In Leeds, with 2,109 Help to Buy loan, priced have dropped one per cent in the past year.

And in the Aylesbury Vale prices rose 27 per cent in the past five years but in the past 12 months have dropped by a hefty nine per cent; some 1,663 Help to Buy loans have been approved in this area.

So far, so good.

But while in the first five years the equity loan is interest-free after that point the owner starts paying interest on their Help to Buy loan - and also, warns Which?, many will also start paying significantly more interest on their mortgage which may have been fixed for five years but will then switch to their lender’s standard variable rate.

“Interest on the equity loan increases each year, so you could end up adding hundreds to your bill over time” says Which?.

“But this is usually only possible if your property has grown significantly in value, meaning slow price growth could be a stumbling block” warns the organisation.

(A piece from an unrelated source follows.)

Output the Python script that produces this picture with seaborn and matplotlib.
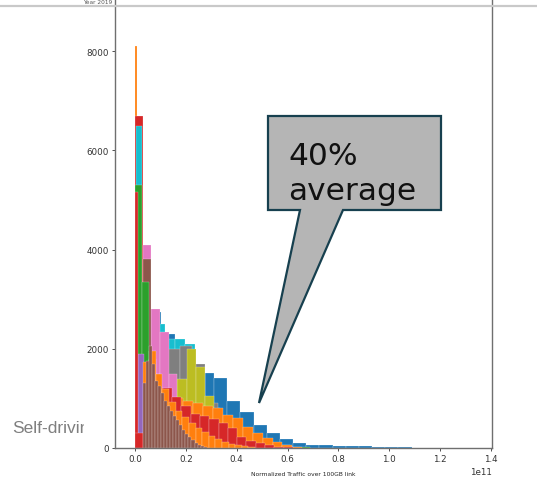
import numpy as np
import pandas as pd
import matplotlib
matplotlib.use("Agg")
import matplotlib.pyplot as plt
import seaborn as sns
from matplotlib.patches import Polygon
from matplotlib.lines import Line2D
from matplotlib.transforms import Bbox, TransformedBbox

# ---------------- data (x in units of 1e10 bytes, counts per bin) ----------------
series_names = ["blue_wide", "orange_spike", "green_tail", "red_tall", "cyan_tall",
                "cyan_mid", "gray", "olive", "pink", "brown_mid",
                "green_tall", "purple", "red_spike", "orange_wide", "red_tail",
                "orange_mid", "brown_fine"]
bin_starts = [0.0, 0.0, 0.2, 0.0, 0.04, 0.02, 0.26, 0.23, 0.3, 0.3,
              0.0, 0.1, 0.0, 0.34, 0.0, 0.3, 0.3]
bin_widths = [0.518, 0.06, 0.392, 0.3, 0.22, 0.39, 0.5, 0.36, 0.34, 0.34,
              0.28, 0.24, 0.1, 0.39, 0.365, 0.26, 0.12]

blue_wide = [2900, 2740, 2300, 1950, 1700, 1512, 1411, 948, 726, 464, 302, 181,
             100, 70, 60, 50, 40, 35, 25, 20, 15, 10]
orange_spike = [8100]
green_tail = [600, 900, 1000, 1050, 1050, 1000, 900, 800, 650, 484, 383, 282,
              181, 100, 60, 30, 15]
red_tall = [6690, 2500, 1100, 500, 250, 120, 60, 30, 15]
cyan_tall = [6490, 2800, 1200, 500, 200, 80]
cyan_mid = [3000, 2700, 2500, 2200, 2200, 2100, 1700, 600, 300, 150, 60]
gray = [1800, 1900, 1990, 2056, 1700, 900, 500, 200, 80]
olive = [2000, 2660, 2200, 1300, 1400, 2000, 1630, 1050, 500, 250, 100, 40]
pink = [4090, 2800, 2330, 1500, 800, 400, 200, 80]
brown_mid = [3810, 1500, 800, 400, 200]
green_tall = [5300, 3350, 1800, 1000, 500, 250, 120, 50]
purple = [1900, 1300, 800, 450, 250, 120, 60, 30, 15]
red_spike = [5160]
orange_wide = [400, 700, 900, 1000, 950, 900, 850, 806, 665, 605, 420, 300, 200,
               120, 60, 30]
red_tail = [300, 900, 1200, 1200, 1028, 847, 685, 650, 585, 504, 400, 222, 141,
            100, 60, 30, 15]
orange_mid = [1734, 1955, 1490, 1190, 927, 750, 620, 500, 400, 320, 250, 180, 130,
              90, 60, 35, 20]
brown_fine = [1300, 1750, 2050, 1700, 1350, 1250, 1100, 950, 850, 750, 650, 560,
              460, 370, 290, 220, 160, 110, 70, 40, 20]

series_counts = [blue_wide, orange_spike, green_tail, red_tall, cyan_tall, cyan_mid,
                 gray, olive, pink, brown_mid, green_tall, purple, red_spike,
                 orange_wide, red_tail, orange_mid, brown_fine]

x_ticks = [0.0, 0.2, 0.4, 0.6, 0.8, 1.0, 1.2, 1.4]   # x 1e11
y_ticks = [0, 2000, 4000, 6000, 8000]
x_label = "Normalized Traffic over 100GB link"
callout_lines = ["40%", "average"]
side_text = "Self-driving"
cut_title = "Year 2019"

# ---------------- styles ----------------
tab = sns.color_palette("tab10")
series_colors = [tab[0], tab[1], tab[2], tab[3], tab[9], tab[9], tab[7], tab[8],
                 tab[6], tab[5], tab[2], tab[4], tab[3], tab[1], tab[3], tab[1],
                 tab[5]]

sns.set_style("white")
plt.rcParams["font.family"] = ["DejaVu Sans"]

W, H = 537, 481
fig = plt.figure(figsize=(W / 100, H / 100), dpi=100)
fig.patch.set_facecolor("white")

def fx(px):
    return px / W

def fy(py):
    return 1 - py / H

ax_left, ax_right, ax_bottom = 115, 492, 449
ax = fig.add_axes([fx(ax_left), fy(ax_bottom), (ax_right - ax_left) / W, ax_bottom / H])

for name, s, w, cnt, col in zip(series_names, bin_starts, bin_widths, series_counts, series_colors):
    edges = (s + w * np.arange(len(cnt) + 1)) * 1e10
    centers = (edges[:-1] + edges[1:]) / 2
    df = pd.DataFrame({"traffic": centers, "count": cnt})
    sns.histplot(data=df, x="traffic", weights="count", bins=list(edges), color=col,
                 alpha=1.0, ax=ax, edgecolor=(1, 1, 1, 0.45), linewidth=0.35)

# axes scales
px_per_1e11 = (491 - 135) / 1.4
ax.set_xlim(-(135 - ax_left) / px_per_1e11 * 1e11, (ax_right - 135) / px_per_1e11 * 1e11)
px_per_count = (449 - 52) / 8000
ax.set_ylim(0, ax_bottom / px_per_count)
ax.set_xticks([t * 1e11 for t in x_ticks])
ax.set_yticks(y_ticks)
ax.set_ylabel("")
ax.set_xlabel(x_label, fontsize=4.3, color="#222222", labelpad=6)
ax.tick_params(axis="both", labelsize=6.3, colors="#333333", length=2.4, width=0.6,
               direction="out", bottom=True, left=True, pad=1.8)
ax.xaxis.get_offset_text().set_fontsize(6.3)
ax.xaxis.get_offset_text().set_color("#333333")
for side in ["left", "right", "bottom"]:
    ax.spines[side].set_color("#6f6f6f")
    ax.spines[side].set_linewidth(1.0)
ax.spines["top"].set_visible(False)

# slide frame line near top
fig.add_artist(Line2D([0, 1], [fy(7), fy(7)], transform=fig.transFigure,
                      color="#c9c9c9", lw=1.6, zorder=0.5))

# small title at the very top
fig.text(fx(98), fy(0.3), cut_title, fontsize=4.2, color="#555555",
         ha="center", va="top")

# side text clipped at the chart image edge
t = fig.text(fx(12), fy(433), side_text, fontsize=12.5, color="#7f7f7f",
             ha="left", va="baseline", family=["Liberation Sans", "DejaVu Sans"])
t.set_clip_box(TransformedBbox(Bbox([[0, 0], [fx(84), 1]]), fig.transFigure))
t.set_clip_on(True)

# callout
pts_px = [(268, 117), (441, 117), (441, 211), (343, 211), (259, 404), (300, 211), (268, 211)]
poly = Polygon([(fx(x), fy(y)) for x, y in pts_px], closed=True, transform=fig.transFigure,
               facecolor="#b5b5b5", edgecolor="#17404f", lw=1.6, zorder=10)
fig.add_artist(poly)
fig.text(fx(288), fy(165), callout_lines[0], fontsize=22.5, color="#111111",
         ha="left", va="baseline", family=["DejaVu Sans"], zorder=11)
fig.text(fx(288), fy(200), callout_lines[1], fontsize=22.5, color="#111111",
         ha="left", va="baseline", family=["DejaVu Sans"], zorder=11)

fig.savefig("out.png", dpi=100)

It cites, as an example, that in the sixth year of a Help To Buy loan, a borrower will pay annual interest at 1.75 per cent. Each subsequent year, the rate rises by the Retail Prices Index plus one per cent.

“On a £40,000 equity loan, for example, you could be paying up to £712 for the first year after the interest kicks in, and almost £896 by year 10 (assuming RPI of six per cent). You’ll need to pay this annually in addition to your monthly mortgage payments” it warns.